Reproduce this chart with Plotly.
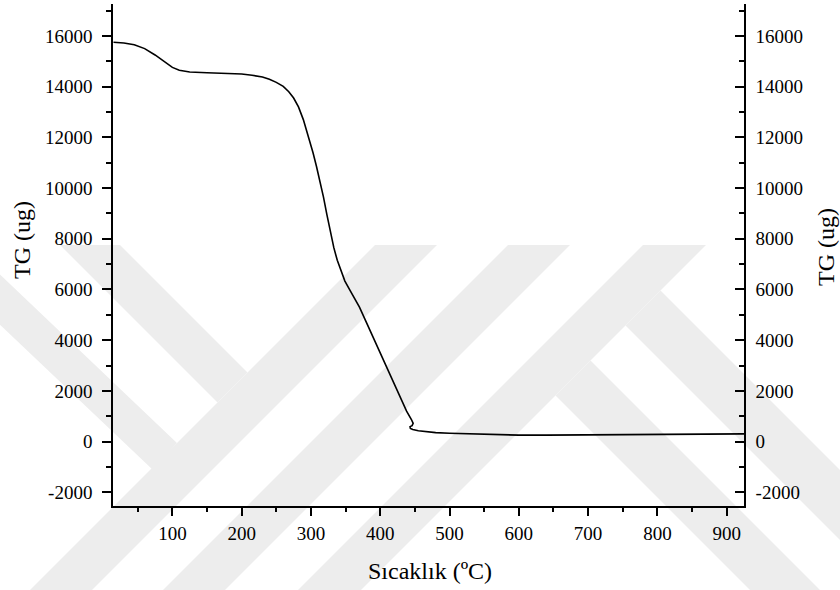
import plotly.graph_objects as go

# ---- data ----
temperature_c = [15, 30, 45, 60, 75, 90, 100, 110, 125, 150, 175, 200, 215, 230, 240, 250,
                 260, 268, 275, 282, 289, 296, 303, 308, 313, 318, 323, 328, 333, 338, 343,
                 349, 356, 363, 370, 380, 390, 400, 410, 420, 430, 438, 445, 447.5, 446,
                 443, 443.5, 447, 455, 465, 480, 500, 520, 543, 570, 600, 640, 680, 720,
                 760, 800, 850, 900, 925]
tg_ug = [15750, 15720, 15650, 15500, 15250, 14950, 14760, 14650, 14580, 14550, 14530, 14500,
         14450, 14380, 14290, 14170, 14010, 13800, 13550, 13200, 12700, 12080, 11390, 10850,
         10300, 9650, 8950, 8300, 7650, 7150, 6750, 6330, 5980, 5620, 5300, 4700, 4100, 3500,
         2900, 2300, 1680, 1200, 870, 720, 630, 590, 520, 475, 430, 390, 355, 330, 315, 285,
         265, 255, 255, 265, 275, 285, 290, 295, 300, 305]

y_tick_vals = [-2000, 0, 2000, 4000, 6000, 8000, 10000, 12000, 14000, 16000]
y_tick_text = ["-2000", "0", "2000", "4000", "6000", "8000", "10000", "12000", "14000", "16000"]
x_tick_vals = [100, 200, 300, 400, 500, 600, 700, 800, 900]
x_tick_text = ["100", "200", "300", "400", "500", "600", "700", "800", "900"]

x_title = "Sıcaklık (ºC)"
y_title = "TG (ug)"
x_range = [14.3, 925]
y_range = [-2540, 17260]

W, H = 840, 590
ML, MR, MT, MB = 113, 96, 4, 84
FONT = "Liberation Serif, Times New Roman, serif"

fig = go.Figure()
fig.add_trace(go.Scatter(x=temperature_c, y=tg_ug, mode="lines",
                         line=dict(color="black", width=1.6), showlegend=False,
                         hoverinfo="skip"))
fig.add_trace(go.Scatter(x=temperature_c, y=tg_ug, mode="lines", yaxis="y2",
                         line=dict(color="rgba(0,0,0,0)", width=0), showlegend=False,
                         hoverinfo="skip"))

# ---- light watermark stripes (pixel polygons -> paper coords) ----
pw, ph = W - ML - MR, H - MT - MB
def px2paper(pts):
    return [((x - ML) / pw, (H - MB - y) / ph) for x, y in pts]

stripes = [
    [(60, 245), (120, 245), (247.5, 372.5), (217.5, 402.5)],
    [(375, 245), (437, 245), (92, 590), (30, 590)],
    [(-84, 245), (-31, 245), (177, 443), (153, 470)],
    [(508, 245), (570, 245), (225, 590), (163, 590)],
    [(643, 245), (706, 245), (361, 590), (298, 590)],
    [(555.5, 395.5), (590.5, 360.5), (820, 590), (750, 590)],
    [(625.5, 325.5), (660.5, 290.5), (900, 530), (900, 600)],
]
shapes = []
for poly in stripes:
    p = px2paper(poly)
    path = "M " + " L ".join(f"{x:.4f},{y:.4f}" for x, y in p) + " Z"
    shapes.append(dict(type="path", xref="paper", yref="paper", path=path,
                       fillcolor="#ededed", line=dict(width=0), layer="below"))

axis_common = dict(showgrid=False, zeroline=False, showline=True, linecolor="black",
                   linewidth=1.6, tickcolor="black", tickwidth=1.5,
                   tickfont=dict(family=FONT, size=19, color="black"))

fig.update_layout(
    width=W, height=H,
    margin=dict(l=ML, r=MR, t=MT, b=MB),
    paper_bgcolor="white", plot_bgcolor="rgba(0,0,0,0)",
    shapes=shapes,
    xaxis=dict(range=x_range, tickmode="array", tickvals=x_tick_vals, ticktext=x_tick_text,
               ticks="outside", ticklen=8,
               minor=dict(ticks="outside", ticklen=4, dtick=50, tick0=0,
                          tickcolor="black", tickwidth=1.5),
               ticklabelstandoff=1,
               **axis_common),
    yaxis=dict(range=y_range, tickmode="array", tickvals=y_tick_vals, ticktext=y_tick_text,
               ticks="outside", ticklen=9,
               minor=dict(ticks="outside", ticklen=5, dtick=1000, tick0=0,
                          tickcolor="black", tickwidth=1.5),
               ticklabelstandoff=6,
               **axis_common),
    yaxis2=dict(range=y_range, tickmode="array", tickvals=y_tick_vals, ticktext=y_tick_text,
                ticks="inside", ticklen=9,
                overlaying="y", side="right", anchor="x",
                minor=dict(ticks="inside", ticklen=5, dtick=1000, tick0=0,
                           tickcolor="black", tickwidth=1.5),
                ticklabelstandoff=6,
                **axis_common),
    annotations=[
        dict(text=x_title, xref="paper", yref="paper", x=(430 - ML) / pw,
             y=(H - MB - 571) / ph, showarrow=False,
             font=dict(family=FONT, size=24, color="black"), xanchor="center", yanchor="middle"),
        dict(text=y_title, xref="paper", yref="paper", x=(22 - ML) / pw,
             y=(H - MB - 240) / ph, showarrow=False, textangle=-90,
             font=dict(family=FONT, size=24, color="black"), xanchor="center", yanchor="middle"),
        dict(text=y_title, xref="paper", yref="paper", x=(826 - ML) / pw,
             y=(H - MB - 247) / ph, showarrow=False, textangle=-90,
             font=dict(family=FONT, size=24, color="black"), xanchor="center", yanchor="middle"),
    ],
)

fig.write_html("out.html")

GIVEN INSTRUCTION:
Quote the material word for word, dropping any images it holds.

ANSWER FOR THIS EXERCISE:
Reproduce this chart with Plotly.
import plotly.graph_objects as go

# ---- data ----
temperature_c = [15, 30, 45, 60, 75, 90, 100, 110, 125, 150, 175, 200, 215, 230, 240, 250,
                 260, 268, 275, 282, 289, 296, 303, 308, 313, 318, 323, 328, 333, 338, 343,
                 349, 356, 363, 370, 380, 390, 400, 410, 420, 430, 438, 445, 447.5, 446,
                 443, 443.5, 447, 455, 465, 480, 500, 520, 543, 570, 600, 640, 680, 720,
                 760, 800, 850, 900, 925]
tg_ug = [15750, 15720, 15650, 15500, 15250, 14950, 14760, 14650, 14580, 14550, 14530, 14500,
         14450, 14380, 14290, 14170, 14010, 13800, 13550, 13200, 12700, 12080, 11390, 10850,
         10300, 9650, 8950, 8300, 7650, 7150, 6750, 6330, 5980, 5620, 5300, 4700, 4100, 3500,
         2900, 2300, 1680, 1200, 870, 720, 630, 590, 520, 475, 430, 390, 355, 330, 315, 285,
         265, 255, 255, 265, 275, 285, 290, 295, 300, 305]

y_tick_vals = [-2000, 0, 2000, 4000, 6000, 8000, 10000, 12000, 14000, 16000]
y_tick_text = ["-2000", "0", "2000", "4000", "6000", "8000", "10000", "12000", "14000", "16000"]
x_tick_vals = [100, 200, 300, 400, 500, 600, 700, 800, 900]
x_tick_text = ["100", "200", "300", "400", "500", "600", "700", "800", "900"]

x_title = "Sıcaklık (ºC)"
y_title = "TG (ug)"
x_range = [14.3, 925]
y_range = [-2540, 17260]

W, H = 840, 590
ML, MR, MT, MB = 113, 96, 4, 84
FONT = "Liberation Serif, Times New Roman, serif"

fig = go.Figure()
fig.add_trace(go.Scatter(x=temperature_c, y=tg_ug, mode="lines",
                         line=dict(color="black", width=1.6), showlegend=False,
                         hoverinfo="skip"))
fig.add_trace(go.Scatter(x=temperature_c, y=tg_ug, mode="lines", yaxis="y2",
                         line=dict(color="rgba(0,0,0,0)", width=0), showlegend=False,
                         hoverinfo="skip"))

# ---- light watermark stripes (pixel polygons -> paper coords) ----
pw, ph = W - ML - MR, H - MT - MB
def px2paper(pts):
    return [((x - ML) / pw, (H - MB - y) / ph) for x, y in pts]

stripes = [
    [(60, 245), (120, 245), (247.5, 372.5), (217.5, 402.5)],
    [(375, 245), (437, 245), (92, 590), (30, 590)],
    [(-84, 245), (-31, 245), (177, 443), (153, 470)],
    [(508, 245), (570, 245), (225, 590), (163, 590)],
    [(643, 245), (706, 245), (361, 590), (298, 590)],
    [(555.5, 395.5), (590.5, 360.5), (820, 590), (750, 590)],
    [(625.5, 325.5), (660.5, 290.5), (900, 530), (900, 600)],
]
shapes = []
for poly in stripes:
    p = px2paper(poly)
    path = "M " + " L ".join(f"{x:.4f},{y:.4f}" for x, y in p) + " Z"
    shapes.append(dict(type="path", xref="paper", yref="paper", path=path,
                       fillcolor="#ededed", line=dict(width=0), layer="below"))

axis_common = dict(showgrid=False, zeroline=False, showline=True, linecolor="black",
                   linewidth=1.6, tickcolor="black", tickwidth=1.5,
                   tickfont=dict(family=FONT, size=19, color="black"))

fig.update_layout(
    width=W, height=H,
    margin=dict(l=ML, r=MR, t=MT, b=MB),
    paper_bgcolor="white", plot_bgcolor="rgba(0,0,0,0)",
    shapes=shapes,
    xaxis=dict(range=x_range, tickmode="array", tickvals=x_tick_vals, ticktext=x_tick_text,
               ticks="outside", ticklen=8,
               minor=dict(ticks="outside", ticklen=4, dtick=50, tick0=0,
                          tickcolor="black", tickwidth=1.5),
               ticklabelstandoff=1,
               **axis_common),
    yaxis=dict(range=y_range, tickmode="array", tickvals=y_tick_vals, ticktext=y_tick_text,
               ticks="outside", ticklen=9,
               minor=dict(ticks="outside", ticklen=5, dtick=1000, tick0=0,
                          tickcolor="black", tickwidth=1.5),
               ticklabelstandoff=6,
               **axis_common),
    yaxis2=dict(range=y_range, tickmode="array", tickvals=y_tick_vals, ticktext=y_tick_text,
                ticks="inside", ticklen=9,
                overlaying="y", side="right", anchor="x",
                minor=dict(ticks="inside", ticklen=5, dtick=1000, tick0=0,
                           tickcolor="black", tickwidth=1.5),
                ticklabelstandoff=6,
                **axis_common),
    annotations=[
        dict(text=x_title, xref="paper", yref="paper", x=(430 - ML) / pw,
             y=(H - MB - 571) / ph, showarrow=False,
             font=dict(family=FONT, size=24, color="black"), xanchor="center", yanchor="middle"),
        dict(text=y_title, xref="paper", yref="paper", x=(22 - ML) / pw,
             y=(H - MB - 240) / ph, showarrow=False, textangle=-90,
             font=dict(family=FONT, size=24, color="black"), xanchor="center", yanchor="middle"),
        dict(text=y_title, xref="paper", yref="paper", x=(826 - ML) / pw,
             y=(H - MB - 247) / ph, showarrow=False, textangle=-90,
             font=dict(family=FONT, size=24, color="black"), xanchor="center", yanchor="middle"),
    ],
)

fig.write_html("out.html")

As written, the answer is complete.